> DATASET EXTRACT
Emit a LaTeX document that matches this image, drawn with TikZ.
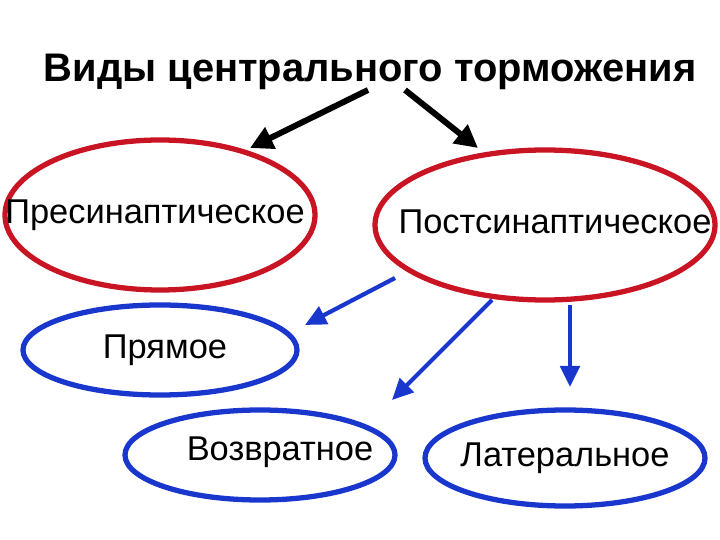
\documentclass[tikz,border=0pt]{standalone}
\usepackage{fontspec}
\setmainfont{Liberation Sans}
\usetikzlibrary{arrows.meta}
\definecolor{rr}{RGB}{200,20,35}
\definecolor{bb}{RGB}{25,55,205}
\begin{document}
\begin{tikzpicture}[x=0.02cm,y=-0.02cm,
 ell/.style={draw, line width=3pt},
 lab/.style={font=\fontsize{19.6}{23}\selectfont},
 blk/.style={-{Triangle[length=13pt,width=13pt]}, line width=3.4pt},
 blu/.style={-{Triangle[length=12pt,width=11pt]}, line width=2.4pt, bb}]
\useasboundingbox (0,0) rectangle (720,540);
\node[font=\fontsize{22.7}{27}\selectfont\bfseries] (t) at (370,72) {Виды центрального торможения};
\draw[ell,rr] (160,215) ellipse [x radius=155, y radius=75];
\node[lab] (pre) at (155,215) {Пресинаптическое};
\draw[ell,rr] (545,225) ellipse [x radius=170, y radius=75];
\node[lab] (post) at (555,222) {Постсинаптическое};
\draw[ell,bb] (160,350) ellipse [x radius=137, y radius=45];
\node[lab] (pr) at (165,350) {Прямое};
\draw[ell,bb] (260,455) ellipse [x radius=135, y radius=45];
\node[lab] (voz) at (280,452) {Возвратное};
\draw[ell,bb] (565,458) ellipse [x radius=140, y radius=48];
\node[lab] (lat) at (565,458) {Латеральное};
\coordinate (a1) at (368,90); \coordinate (a2) at (250,148);
\coordinate (b1) at (405,90); \coordinate (b2) at (478,148);
\draw[blk] (a1) -- (a2);
\draw[blk] (b1) -- (b2);
\coordinate (c1) at (395,278); \coordinate (c2) at (305,325);
\coordinate (d1) at (492,300); \coordinate (d2) at (392,400);
\coordinate (e1) at (570,305); \coordinate (e2) at (570,387);
\draw[blu] (c1) -- (c2);
\draw[blu] (d1) -- (d2);
\draw[blu] (e1) -- (e2);
\end{tikzpicture}
\end{document}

> SET EXERCISE
Without the pictures, write out the whole listing above exactly as it appears.

> THE COMPLETED TASK
Emit a LaTeX document that matches this image, drawn with TikZ.
\documentclass[tikz,border=0pt]{standalone}
\usepackage{fontspec}
\setmainfont{Liberation Sans}
\usetikzlibrary{arrows.meta}
\definecolor{rr}{RGB}{200,20,35}
\definecolor{bb}{RGB}{25,55,205}
\begin{document}
\begin{tikzpicture}[x=0.02cm,y=-0.02cm,
 ell/.style={draw, line width=3pt},
 lab/.style={font=\fontsize{19.6}{23}\selectfont},
 blk/.style={-{Triangle[length=13pt,width=13pt]}, line width=3.4pt},
 blu/.style={-{Triangle[length=12pt,width=11pt]}, line width=2.4pt, bb}]
\useasboundingbox (0,0) rectangle (720,540);
\node[font=\fontsize{22.7}{27}\selectfont\bfseries] (t) at (370,72) {Виды центрального торможения};
\draw[ell,rr] (160,215) ellipse [x radius=155, y radius=75];
\node[lab] (pre) at (155,215) {Пресинаптическое};
\draw[ell,rr] (545,225) ellipse [x radius=170, y radius=75];
\node[lab] (post) at (555,222) {Постсинаптическое};
\draw[ell,bb] (160,350) ellipse [x radius=137, y radius=45];
\node[lab] (pr) at (165,350) {Прямое};
\draw[ell,bb] (260,455) ellipse [x radius=135, y radius=45];
\node[lab] (voz) at (280,452) {Возвратное};
\draw[ell,bb] (565,458) ellipse [x radius=140, y radius=48];
\node[lab] (lat) at (565,458) {Латеральное};
\coordinate (a1) at (368,90); \coordinate (a2) at (250,148);
\coordinate (b1) at (405,90); \coordinate (b2) at (478,148);
\draw[blk] (a1) -- (a2);
\draw[blk] (b1) -- (b2);
\coordinate (c1) at (395,278); \coordinate (c2) at (305,325);
\coordinate (d1) at (492,300); \coordinate (d2) at (392,400);
\coordinate (e1) at (570,305); \coordinate (e2) at (570,387);
\draw[blu] (c1) -- (c2);
\draw[blu] (d1) -- (d2);
\draw[blu] (e1) -- (e2);
\end{tikzpicture}
\end{document}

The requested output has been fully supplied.